Something about this tastes different.
“Farm-to-table,” the food movement we’re digging into today, has become a buzz term by its own merit. Chefs and restaurants all around Loudoun County have embraced it, because for some seemingly intangible reason, it just tastes… better. What exactly is it that makes this genre of dining so special?
For us, it’s all about the connection.
When chefs go out of their way to feature local ingredients, what they bring to the table is so much more than a meal. They extend an invitation to the diner to join the community’s story, with the privilege of playing the starring role in the food’s final chapter. This sense of belonging makes each dish that much more of a treat — it’s almost like you don’t realize the anonymity of the “typical” dining experience until you’re introduced to the characters. Loudoun’s farm-to-table menus feature ingredients like Sunpower Farm Lamb and dishes such as Farmer John’s Squash Blossoms. Those identifiers make all the difference, anchoring the meal by putting a place to the plate. Farm-to-table dining reminds us that food can bring us together — not only with each other, but with the very environment we inhabit.
The 2nd Annual Loudoun Restaurant Week, August 23 - 30,
is the perfect opportunity to discover some of our favorite eateries putting this style of cooking into practice.
So, who’s hungry?
Photo by Harrimans Virginia Piedmont Grill
Amazing countryside views complement the locally sourced food at this Salamander Resort & Spa restaurant. Harrimans features a local bounty of bold and flavorful dishes that celebrate the rich resources and history of Virginia. Restaurant Week specials will include everything from the Braised Short Rib to the Southern staple, Shrimp and Grits. If you love the experience, - and we know you will- come for a return visit and participate in one of the weekly cooking classes offered at the on-site culinary studio.
Located at Lansdowne Resort & Spa, Coton and Rye’s menu is inspired by the rich farmland that existed on property back in the 1700s. Chef Marcus Repp uses local ingredients to create signature dishes from the past like Chicken Pot Pie and Virginia-style Iron Pan Steak. Be sure to pair a local craft beverage with your meal as the restaurant boasts an ever-changing list of Virginia wine, beer and spirits.
Photo by Matthew Lovette
Situated in a cozy King Street space in historic Leesburg, the Wine Kitchen features local and seasonal foods along with more than 30 wines to sample by glass, bottle or flight. While dining, keep an eye out for farmers coming through with produce fresh from the farm. A chalkboard hangs to keep visitors informed on where the food is sourced from that week and the menu constantly changes to reflect the bounty of the season.

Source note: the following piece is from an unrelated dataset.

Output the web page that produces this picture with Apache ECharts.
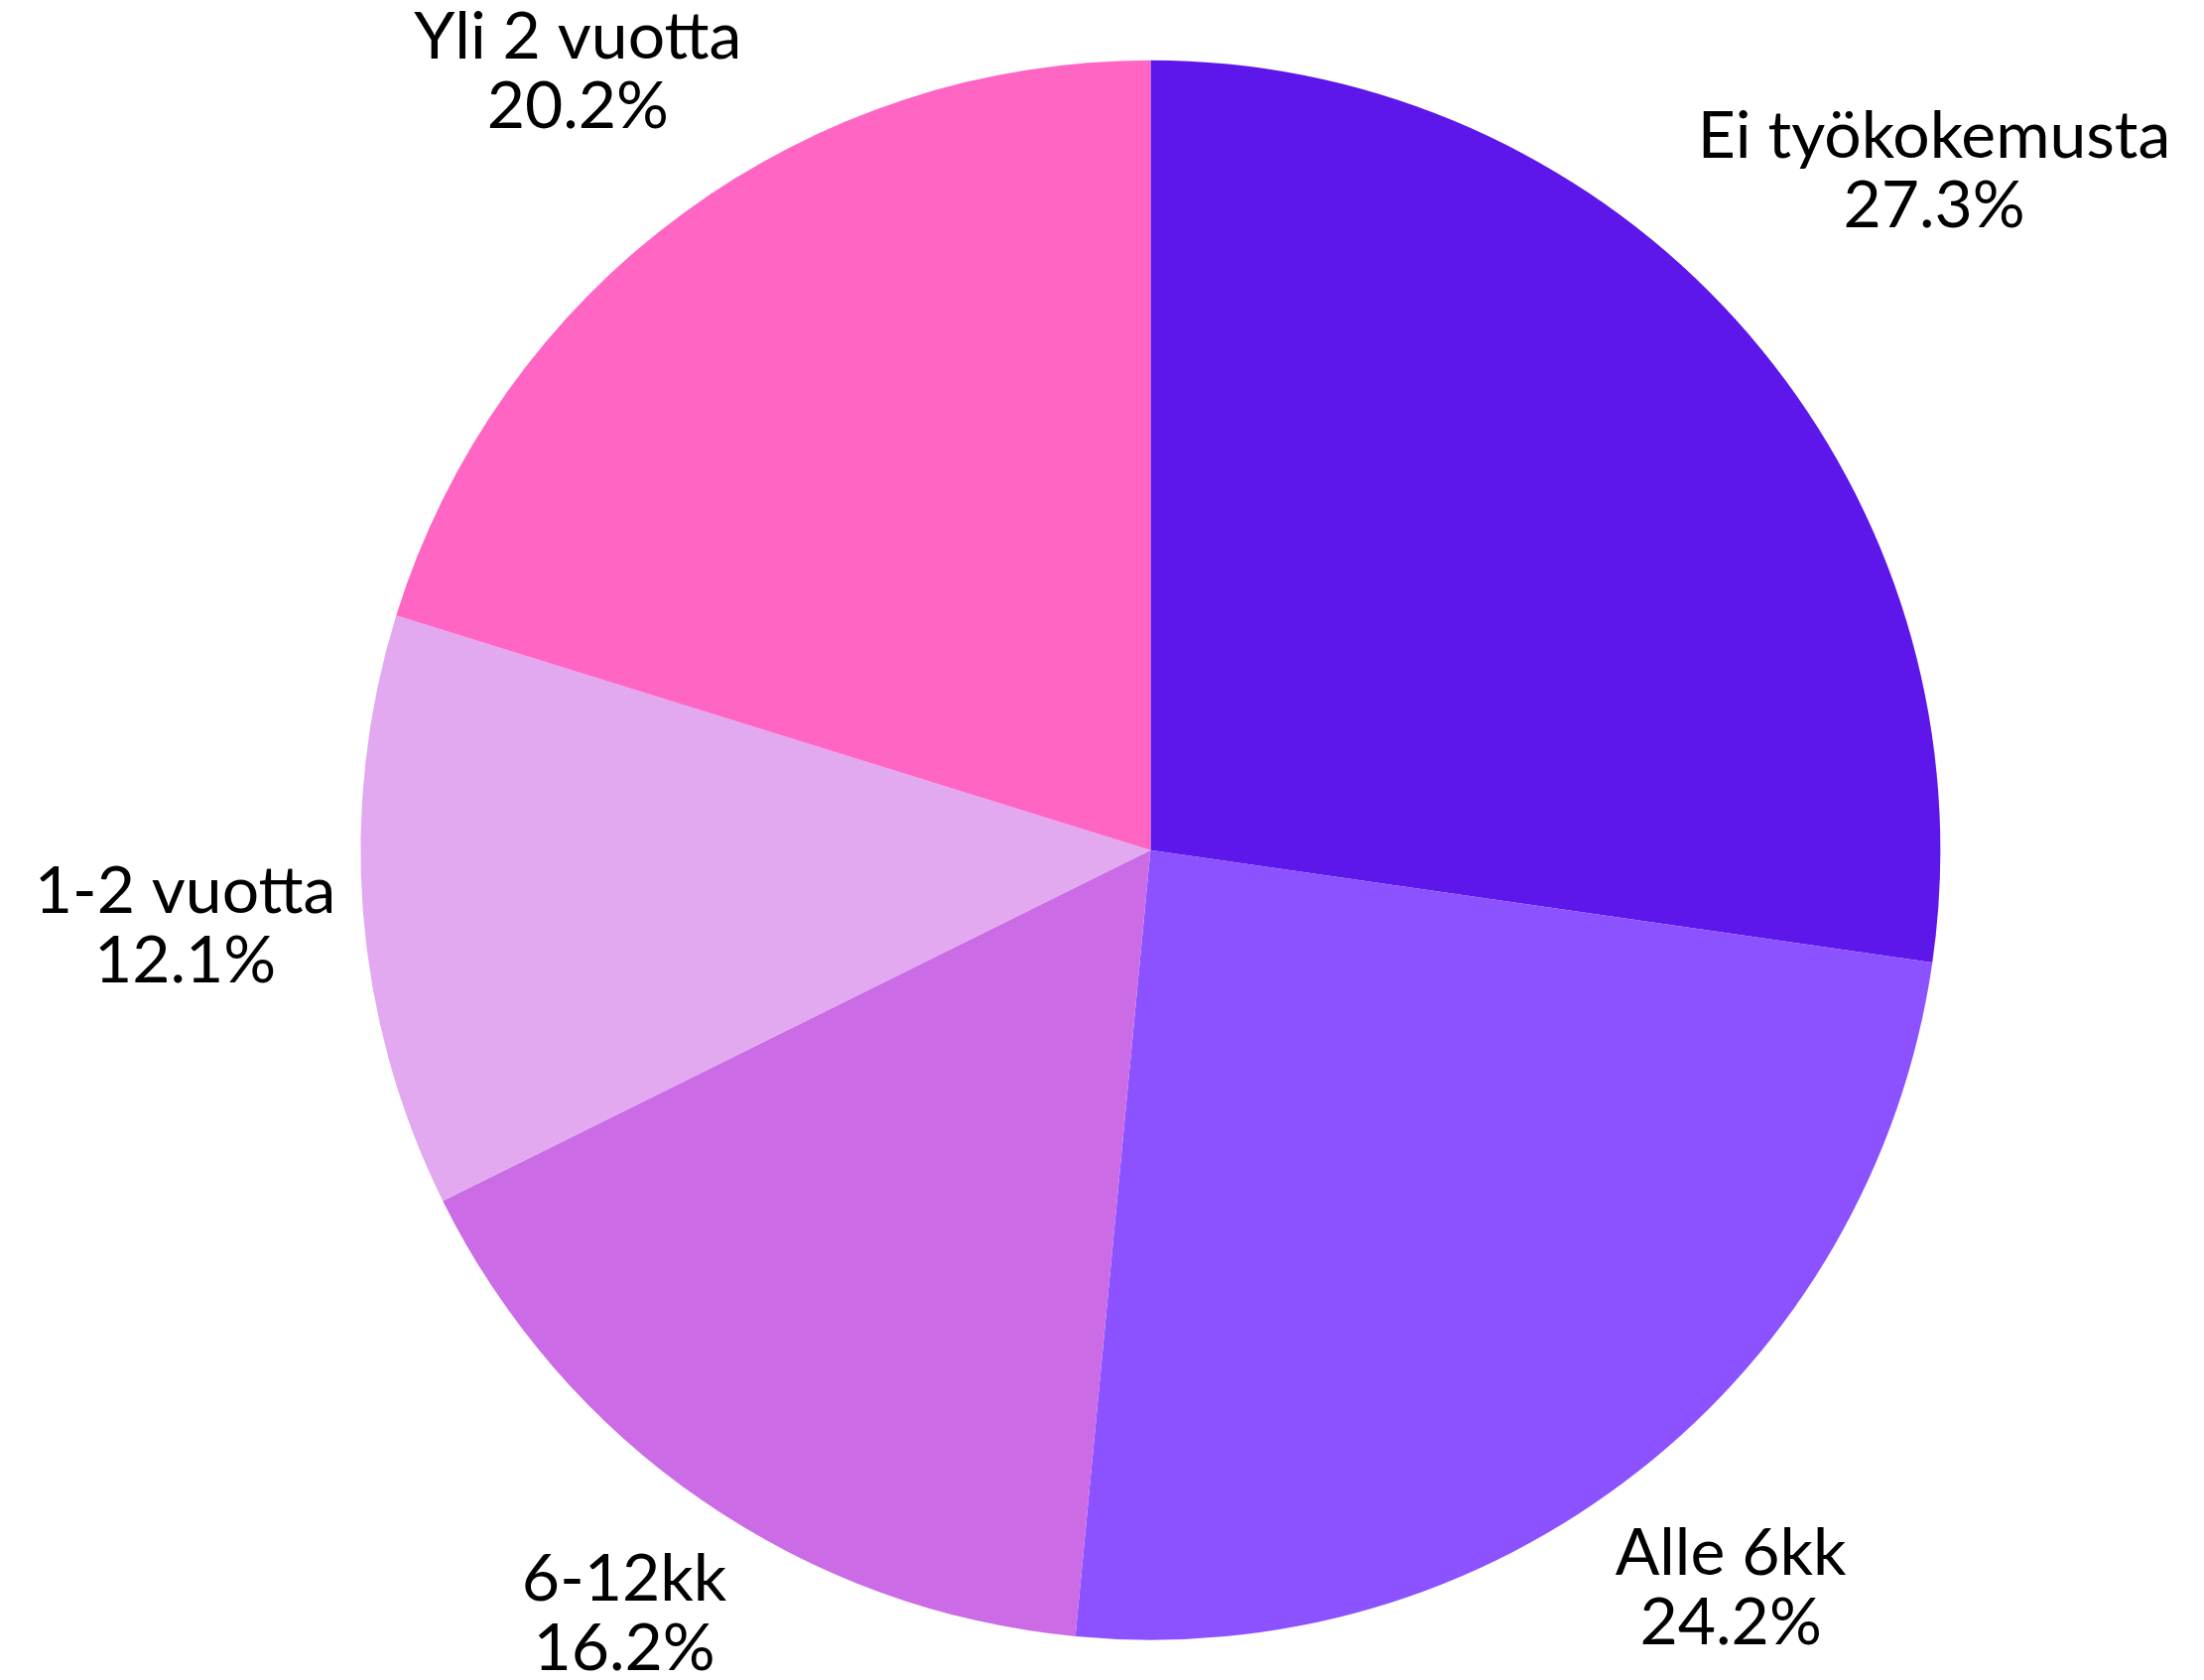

Drawing inspiration from the 265 acres of rolling hillside and farmland, Goodstone indulges guests with an unparalleled farm-to-table dining experience. Experience a three-course restaurant week menu in the newly opened Bistro where a “locavore” menu is curated to showcase farm ingredients, with dishes inspired by French classics and Belgian influence.
Photo by Aboud Dweck
Known as Tuskies to locals, the restaurant has earned its reputation through its "authentically local" experience. Owner Kevin Malone has been a leader in the buy local movement since opening the restaurant in 1985. Housed in a 19th century grain mill, even the building honors Loudoun’s agricultural history. Be sure to visit the restaurant’s sister establishment in Purcellville, Magnolias at the Mill, for more Restaurant Week deals.

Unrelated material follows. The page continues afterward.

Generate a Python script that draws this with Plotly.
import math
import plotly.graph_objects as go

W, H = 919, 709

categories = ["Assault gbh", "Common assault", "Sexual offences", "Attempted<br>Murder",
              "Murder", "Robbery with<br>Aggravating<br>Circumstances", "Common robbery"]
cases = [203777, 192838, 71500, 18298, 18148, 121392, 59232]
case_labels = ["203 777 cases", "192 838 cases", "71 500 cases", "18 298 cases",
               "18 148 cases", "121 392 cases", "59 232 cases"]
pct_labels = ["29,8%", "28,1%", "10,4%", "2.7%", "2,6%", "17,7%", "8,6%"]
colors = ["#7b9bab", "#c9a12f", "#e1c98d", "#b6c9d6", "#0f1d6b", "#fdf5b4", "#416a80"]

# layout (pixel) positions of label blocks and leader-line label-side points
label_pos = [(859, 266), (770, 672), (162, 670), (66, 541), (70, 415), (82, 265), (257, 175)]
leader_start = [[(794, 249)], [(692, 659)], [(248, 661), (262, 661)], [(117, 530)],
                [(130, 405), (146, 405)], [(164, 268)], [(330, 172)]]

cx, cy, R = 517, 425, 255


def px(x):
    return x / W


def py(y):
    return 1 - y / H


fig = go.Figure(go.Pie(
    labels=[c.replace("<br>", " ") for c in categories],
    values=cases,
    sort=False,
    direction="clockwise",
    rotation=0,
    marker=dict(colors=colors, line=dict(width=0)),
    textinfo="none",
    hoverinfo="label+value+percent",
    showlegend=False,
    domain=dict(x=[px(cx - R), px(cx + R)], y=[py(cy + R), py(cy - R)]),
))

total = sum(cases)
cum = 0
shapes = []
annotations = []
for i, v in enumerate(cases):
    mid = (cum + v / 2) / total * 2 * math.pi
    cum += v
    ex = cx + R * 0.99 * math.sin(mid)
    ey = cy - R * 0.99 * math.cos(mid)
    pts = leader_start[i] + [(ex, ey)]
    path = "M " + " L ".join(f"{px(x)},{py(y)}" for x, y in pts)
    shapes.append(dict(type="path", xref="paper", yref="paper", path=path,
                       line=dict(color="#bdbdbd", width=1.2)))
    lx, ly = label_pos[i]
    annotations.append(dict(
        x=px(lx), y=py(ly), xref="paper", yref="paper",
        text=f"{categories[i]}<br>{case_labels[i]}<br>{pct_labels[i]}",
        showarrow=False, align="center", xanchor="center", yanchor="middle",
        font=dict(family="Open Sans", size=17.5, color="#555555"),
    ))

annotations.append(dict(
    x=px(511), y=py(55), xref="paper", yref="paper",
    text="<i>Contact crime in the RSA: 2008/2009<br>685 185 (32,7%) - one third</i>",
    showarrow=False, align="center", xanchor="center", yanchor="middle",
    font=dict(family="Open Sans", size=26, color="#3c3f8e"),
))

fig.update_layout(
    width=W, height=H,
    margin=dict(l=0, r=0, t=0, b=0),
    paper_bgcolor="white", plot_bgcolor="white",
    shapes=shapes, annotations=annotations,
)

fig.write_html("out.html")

This eastern Loudoun restaurant takes advantage of its location to draw on ingredients from the Chesapeake Bay all the way to the western Virginia farmland. The growing conditions make it easy for Chef Jason Maddens to create new menus seasonally that bring the farm’s bounty to your plate. Named after a tool used to open a bottle of vino, the restaurant also features an extensive wine list and makes note of the perfect pairing for each dish.